We Can Create Our Own Minute Of Silence

Ilana Romano (widow of Yossef Romano victim of 1972 terrorist attack) is right: There should be a minute of silence at the London Olympic Opening Ceremony to remember the victims of the 1972 Munich Olympic terrorist attacks 40 years ago.

It does not matter that IOC President Jacques Rogge says no (probably out of fear of Iran’s reactions). The athletes and spectators should take matters into their own hands. I suggest we do this as the athlete parade into the stadium on Friday under their nation’s banner. Once the Israeli delegation has entered, the Israeli delegation simply stops marching and stand at attention for 60 seconds.

More after the jump.

Photo: Israeli Olympic team at the Opening Ceremonies, August 26, 1972 in Munich before the September 5 terrorist attack killed 11 Israeli athletes and coaches.
Italy follows Israel in marching order, so if Italy is agreeable, this should be done after they enter instead. 140 Italian members of Parliament have called for a minute of silence, so they might be persuaded to join in. (Following Italy is Jamaica and Japan. Preceding Israel is Ireland.
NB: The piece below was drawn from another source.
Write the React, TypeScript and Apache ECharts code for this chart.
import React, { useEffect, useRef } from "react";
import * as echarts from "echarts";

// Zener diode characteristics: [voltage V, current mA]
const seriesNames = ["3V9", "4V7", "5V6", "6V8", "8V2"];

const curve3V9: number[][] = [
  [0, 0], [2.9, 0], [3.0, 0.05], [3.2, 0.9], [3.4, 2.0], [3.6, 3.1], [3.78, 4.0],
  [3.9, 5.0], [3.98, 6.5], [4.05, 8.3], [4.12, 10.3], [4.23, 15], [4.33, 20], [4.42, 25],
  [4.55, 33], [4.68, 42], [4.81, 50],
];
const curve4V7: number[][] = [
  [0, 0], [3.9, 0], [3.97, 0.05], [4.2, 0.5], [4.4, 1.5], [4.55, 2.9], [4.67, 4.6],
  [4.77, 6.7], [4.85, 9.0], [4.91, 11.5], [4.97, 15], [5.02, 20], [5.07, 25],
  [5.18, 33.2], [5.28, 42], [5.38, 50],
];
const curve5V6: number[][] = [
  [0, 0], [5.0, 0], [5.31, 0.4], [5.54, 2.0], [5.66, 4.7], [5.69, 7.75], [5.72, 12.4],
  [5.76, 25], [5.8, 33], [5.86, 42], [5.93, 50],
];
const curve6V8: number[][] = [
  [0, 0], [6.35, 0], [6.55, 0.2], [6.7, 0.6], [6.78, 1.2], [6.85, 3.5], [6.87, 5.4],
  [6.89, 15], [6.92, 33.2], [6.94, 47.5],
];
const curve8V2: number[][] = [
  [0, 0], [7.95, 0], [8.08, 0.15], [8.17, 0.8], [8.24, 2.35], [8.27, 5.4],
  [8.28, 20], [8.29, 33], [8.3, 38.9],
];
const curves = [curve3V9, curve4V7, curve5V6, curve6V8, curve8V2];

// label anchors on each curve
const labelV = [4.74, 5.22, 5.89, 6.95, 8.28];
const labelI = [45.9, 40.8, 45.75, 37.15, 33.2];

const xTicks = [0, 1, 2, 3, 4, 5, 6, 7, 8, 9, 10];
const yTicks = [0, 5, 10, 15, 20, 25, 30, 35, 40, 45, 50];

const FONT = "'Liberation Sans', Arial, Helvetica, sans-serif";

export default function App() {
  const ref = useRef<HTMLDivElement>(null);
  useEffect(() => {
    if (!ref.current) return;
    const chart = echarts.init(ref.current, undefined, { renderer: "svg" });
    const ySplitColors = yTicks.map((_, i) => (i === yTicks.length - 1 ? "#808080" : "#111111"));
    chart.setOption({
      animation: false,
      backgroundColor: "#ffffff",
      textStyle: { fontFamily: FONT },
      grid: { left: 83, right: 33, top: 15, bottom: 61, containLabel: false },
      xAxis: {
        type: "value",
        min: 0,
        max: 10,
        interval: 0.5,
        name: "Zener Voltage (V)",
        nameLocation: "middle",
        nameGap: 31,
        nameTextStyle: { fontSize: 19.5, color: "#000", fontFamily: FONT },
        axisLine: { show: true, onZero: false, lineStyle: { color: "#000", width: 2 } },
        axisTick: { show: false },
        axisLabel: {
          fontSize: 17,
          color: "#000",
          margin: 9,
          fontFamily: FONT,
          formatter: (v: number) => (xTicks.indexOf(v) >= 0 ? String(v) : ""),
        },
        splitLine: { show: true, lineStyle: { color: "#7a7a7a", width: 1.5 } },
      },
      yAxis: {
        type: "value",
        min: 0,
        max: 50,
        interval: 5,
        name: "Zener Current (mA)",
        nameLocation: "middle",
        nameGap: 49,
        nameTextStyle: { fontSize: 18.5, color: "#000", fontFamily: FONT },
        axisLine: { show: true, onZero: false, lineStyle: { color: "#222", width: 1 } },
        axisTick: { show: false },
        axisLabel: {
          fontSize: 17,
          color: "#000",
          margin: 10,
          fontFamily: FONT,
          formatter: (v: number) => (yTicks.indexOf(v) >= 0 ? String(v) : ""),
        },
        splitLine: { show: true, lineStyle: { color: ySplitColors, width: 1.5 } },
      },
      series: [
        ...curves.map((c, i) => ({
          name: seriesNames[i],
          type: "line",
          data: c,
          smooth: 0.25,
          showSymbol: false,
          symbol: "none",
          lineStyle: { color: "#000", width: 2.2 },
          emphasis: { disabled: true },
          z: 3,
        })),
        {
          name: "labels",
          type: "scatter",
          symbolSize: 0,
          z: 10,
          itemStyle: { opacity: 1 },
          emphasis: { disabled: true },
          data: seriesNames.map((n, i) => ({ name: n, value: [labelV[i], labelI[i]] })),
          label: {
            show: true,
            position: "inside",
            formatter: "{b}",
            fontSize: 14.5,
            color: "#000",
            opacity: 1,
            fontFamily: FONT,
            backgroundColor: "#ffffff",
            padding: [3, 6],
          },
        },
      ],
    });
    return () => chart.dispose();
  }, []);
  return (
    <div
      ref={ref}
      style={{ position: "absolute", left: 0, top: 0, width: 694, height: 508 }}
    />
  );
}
I don’t know where they stand on this issue.)

7 Days To London Olympics: Loud Calls For Moment Of Silence

The summer is the 40th anniversary of the 1972 Munich Olympic Games when the members of the Israeli Olympic team were held hostage by the Black September terrorist group. The Palestinians killed five Israeli athletes, six coaches and a West German police officer. Sports reporter Jim McKay covered the events live on ABC:

When I was a kid, my father used to say “Our greatest hopes and our worst fears are seldom realized.” Our worst fears have been realized tonight. They’ve now said that there were eleven hostages. Two were killed in their rooms yesterday morning, nine were killed at the airport tonight. They’re all gone.
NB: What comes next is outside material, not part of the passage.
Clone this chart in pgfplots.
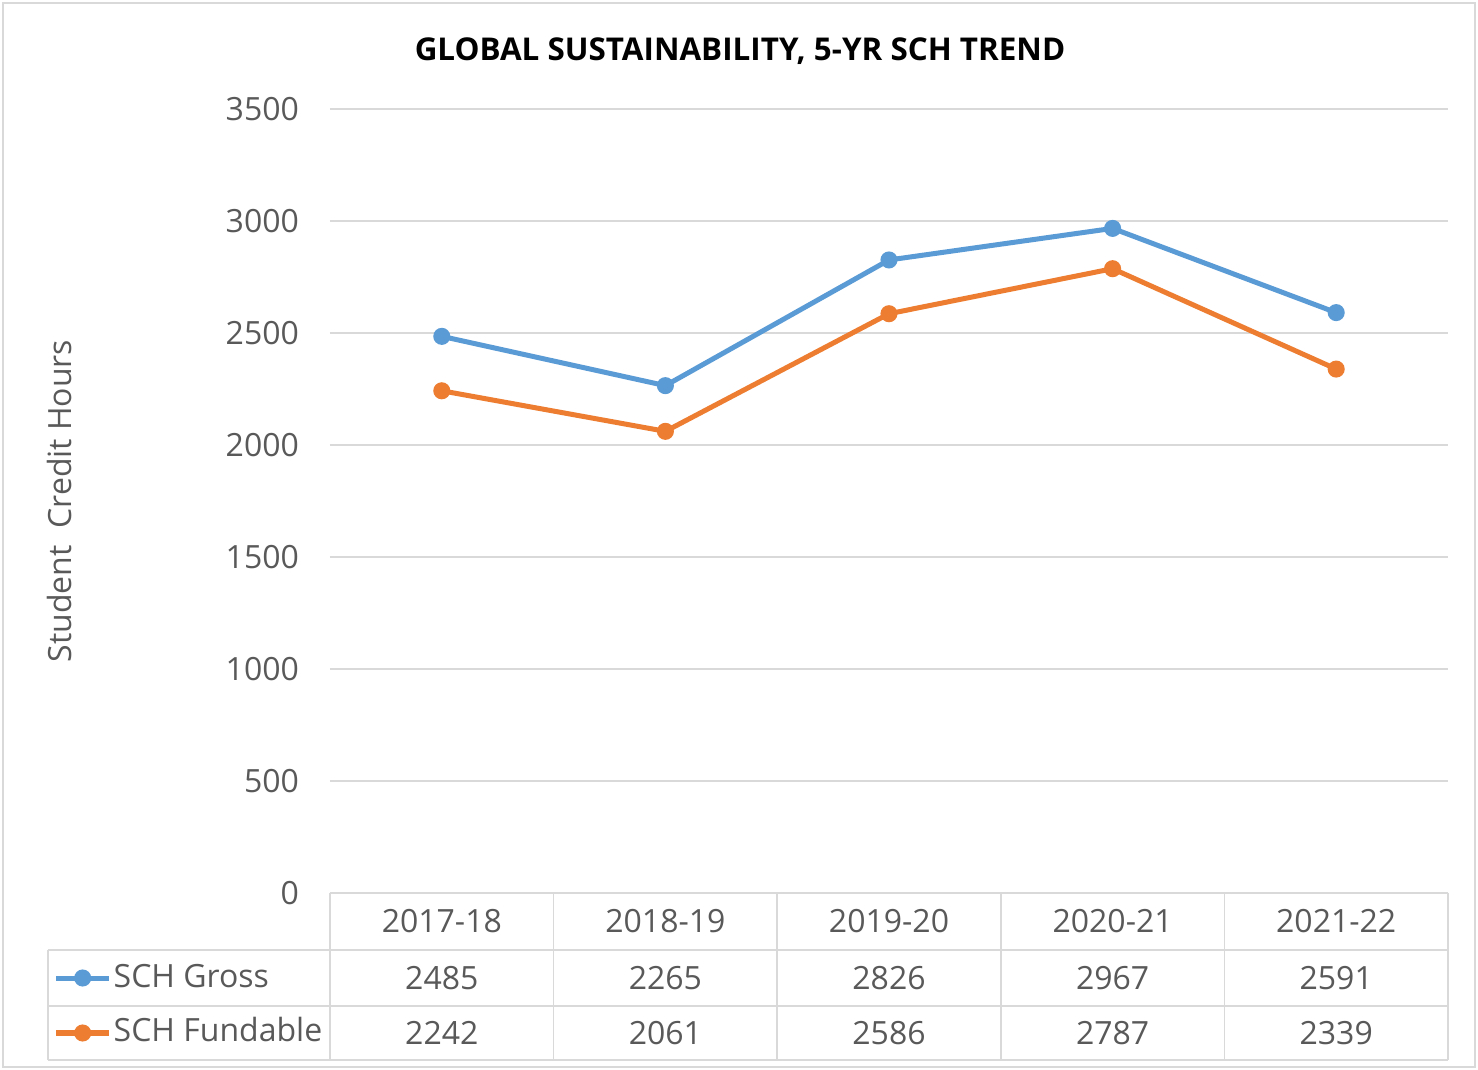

Ankie Spitzer, the wife of Andrei Spitzer (z’l), one of the Israeli athletes who came to the Olympics in peace and “went home in [a] coffin,” started a petition calling for a moment of silence during the opening ceremonies for the Olympic Games next Friday, July 27 in London. Over 100,000 people including President Barack Obama have joined Ankie Spitzer in signing this petition. However, the International Olympic Committee has refused to heed these calls.

According to ABC/Yahoo News:

President Barack Obama strongly supports holding a formal moment of silence at the opening ceremony of the Olympic Games in tribute to 11 Israeli athletes and coaches killed by Palestinian extremists at the 1972 games in Munich, the White House said Thursday.

‘We absolutely support the campaign for a moment of silence at the Olympics to honor the Israeli athletes killed in Munich,’ National Security Council spokesman Tommy Vietor told Yahoo News by email.

The son of slain Israeli wrestling coach Moni Weinberg, Guri Weinberg, welcomed the news on Twitter. ‘I’m literally crying right now. Thank you, President Obama,’ he said.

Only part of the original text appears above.